- Excellent GPU performance
- Lower power consumption as compared to Trinity
- Low price platform
- Piledriver architecture
- Enhanced Turbo Core Technology
- Lower price as compared to Intel counterparts
- Decent performance increment over Trinity
- So-so CPU performance
- Higher power consumption as compared to Intel counterparts
So that brings us to the final words but first, let me put out a couple of things. The Richland desktop APUs are not necessarily developed to take on the computing world. They are more like a mild refresh to last year’s Trinity and their main aim is to keep consumers occupied until AMD prepares Kaveri APUs (with Steamroller CPU cores and GCN GPUs) comes out because that’ll be something big.
Now coming to the performance of new APUs, they offer marginal performance improvements in both CPU and GPU intensive tasks. It’s nothing big as compared to Trinity but it’s surely noticeable. And all of that comes with slightly less power consumption. AMD has done a lot of software and firmware level work to optimize the performance versus power consumption ratio of the Trinity.

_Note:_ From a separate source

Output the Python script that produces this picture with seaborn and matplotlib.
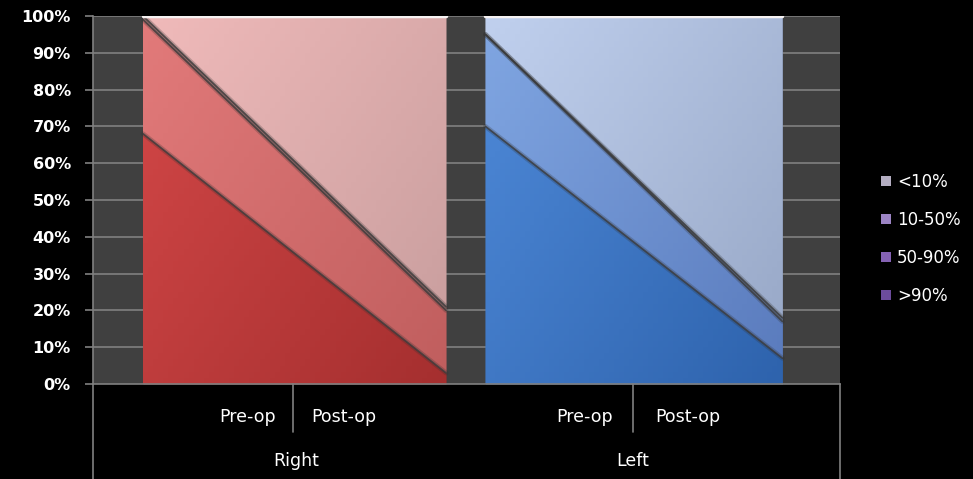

It is quite notable that how AMD is still optimizing last ounces of performance from the ageing 32nm architecture and they are able to do it successfully.
Richland’s GPU performance is still considerably better than Intel’s Haswell desktop parts. All the desktop Haswell parts come with GT2 class graphics at most. However, if Intel starts shipping desktop processors with GT3 or GT3e class graphics than AMD’s new Richland APUs will be in quite a lot of trouble.
All in all, AMD’s new APUs are really great options for HTPCs or mid-range gaming systems (even if you want to put discrete graphics). However, upgrading from Trinity to these new APUs might not be a really wise decision.